Once in a while a new flame on this old war pops up to either put more wood on the fire or reveal all the childish behaviors on either faction’s evangelic sides.
The article in question is Derek Sivers: 7 reasons I switched back to PHP after 2 years on Rails.
After reading this article I was left with the feeling that something wasn’t completely right. This feeling endured until I found this post from Chris Hartjes: Rails Fan Boys Missed The Point.
Most of the conclusions that Chris sates in his post come to me has very well thought and quite along my way of interpreting what happened.
But I think that something more has to be said about that initial post from Mr. Sivers.
First of all, Mr. Sivers does not actually state any of the problems he encountered while recoding the CD Baby site.
He only mentions that he had problems, in a generic way. This alone is very dubious, prone to subjective assessments and flame wars. If he would be a tad more informative on the dilemmas he encountered, probably all this flame would be avoided.
But this leads to more speculation, like: did he understood the patterns behind RoR? Did he modeled his approach upon the “opinionated software” credo? Or was he only trying to port his own vision of the legacy application directly to a new paradigm?
These are questions that are not answered in his initial post, nor in the subsequent replies Mr. Sivers does to the comments left on the post.
One could get some hints from his original post to answer those questions but it would, in the end, be more speculation.
When one has the “balls” to enter such a flame war territory, one has to enter with powerful weapons. Those weapons would be more along the line of comparing apples with apples, not comparing the flavor of apples with the flavor of apples. Even worse: comparing the flavor of apples in a world where you have factions that are “taste blind” to some of those flavors!!
Second, Mr. Sivers looked like a person that was stuck in time (first version of his app) and suddenly had the urge to jump to the present (recoding of his app).
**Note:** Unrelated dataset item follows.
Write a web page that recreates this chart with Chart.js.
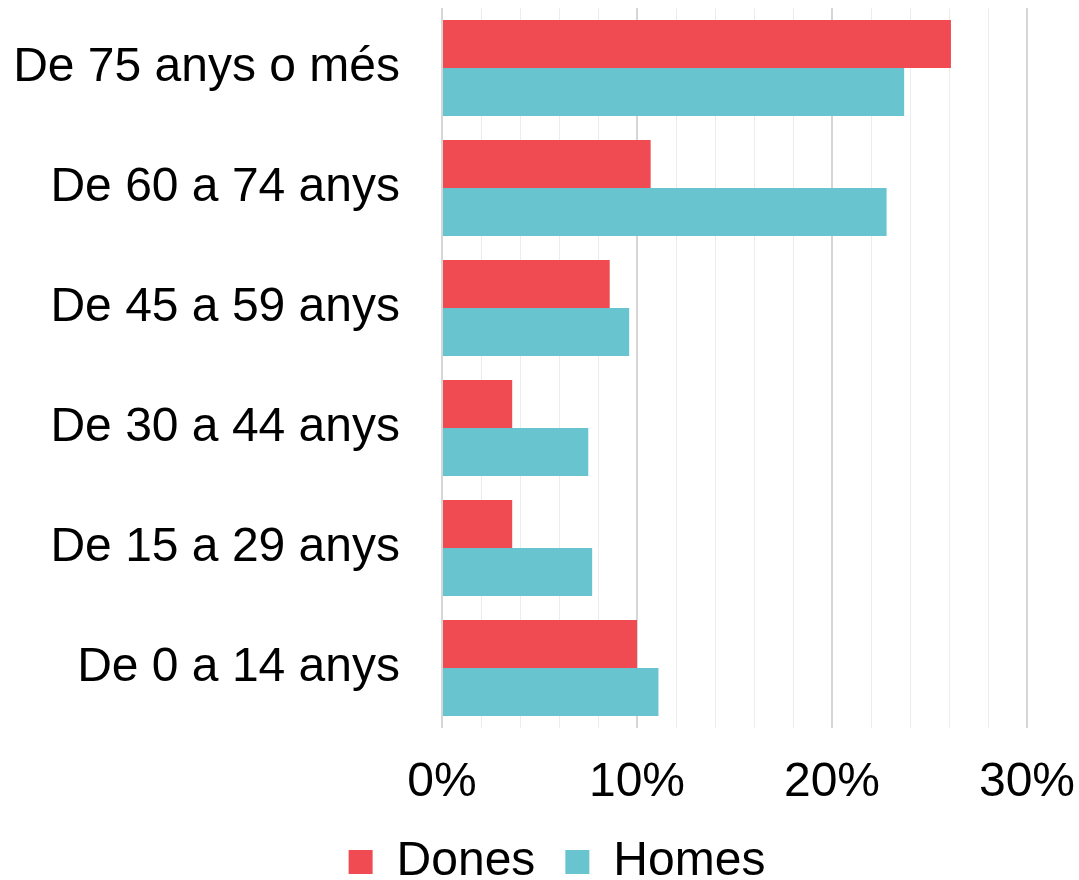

The post is a complete lack on the initial decisions that Mr. Sivers took in order to plan his approach to the task he was about to initiate. This either reveals that he had no strategy, or even worse, that his strategy was not worthy of mentioning since it was completely clear in his mind. Why is the later worse? Well, if the whole process of migration was locked inside his head, how could ANY developer tackle the task at hand with just a blank map as a beginning? I’m sure that Mr. Sivers did give some helpful guidelines to initiate the migration. Now, where those guidelines of any help to the programmer? Dunno
I’ve had a very bad experience in the past where I was coding a Delphi application to administer a back-office of a B2B web site that was of my making. It was not the PHP behind the B2B site. It was not the Delphi application. It was not the MySQL database that persisted the data and served has a channel between the Delphi app and the site. It was the HUMAN that was telling me how he wanted both things to work that was my problem. Ultimately I had a good help from another human that had a foot in both sides of the argument. He was a former programmer and was, at the moment, one of the team mates of said HUMAN, giving him the ability to translate what I was talking about to the HUMAN and vice-versa. This resulted in a very productive three-some and the product was finalized and shipped. Uffff.
All this to illustrate that lack of planning, or lack of communication could be at the core of this failure. Not the mighty “apple flavor vs apple flavor” of the month.
Third and last. Mr. Sivers mentions that he has learned a lot from the RoR way of thinking and was able to port the application applying those principles.
This for me, is the most intriguing of all the statements comprised on that post. Why? Simply put: if one understands a principle, let’s says the principle of throwing a rock, isn’t that person able to apply the same principle to another rock? Well if this is true why did Mr. Sivers apply the principle to something else than a rock? Yes, if one can extrapolate from a rock, one can throw any other object, but does this mean that you loose the ability to throw a rock?
To no confusion: if Mr. Sivers was able to extrapolate the ideas behind RoR and apply them to PHP, what really prevented him to have success on his first task?
Well, it really looks like demagogy as installed itself yet another time on an old discussion and I have already contributed enough to it.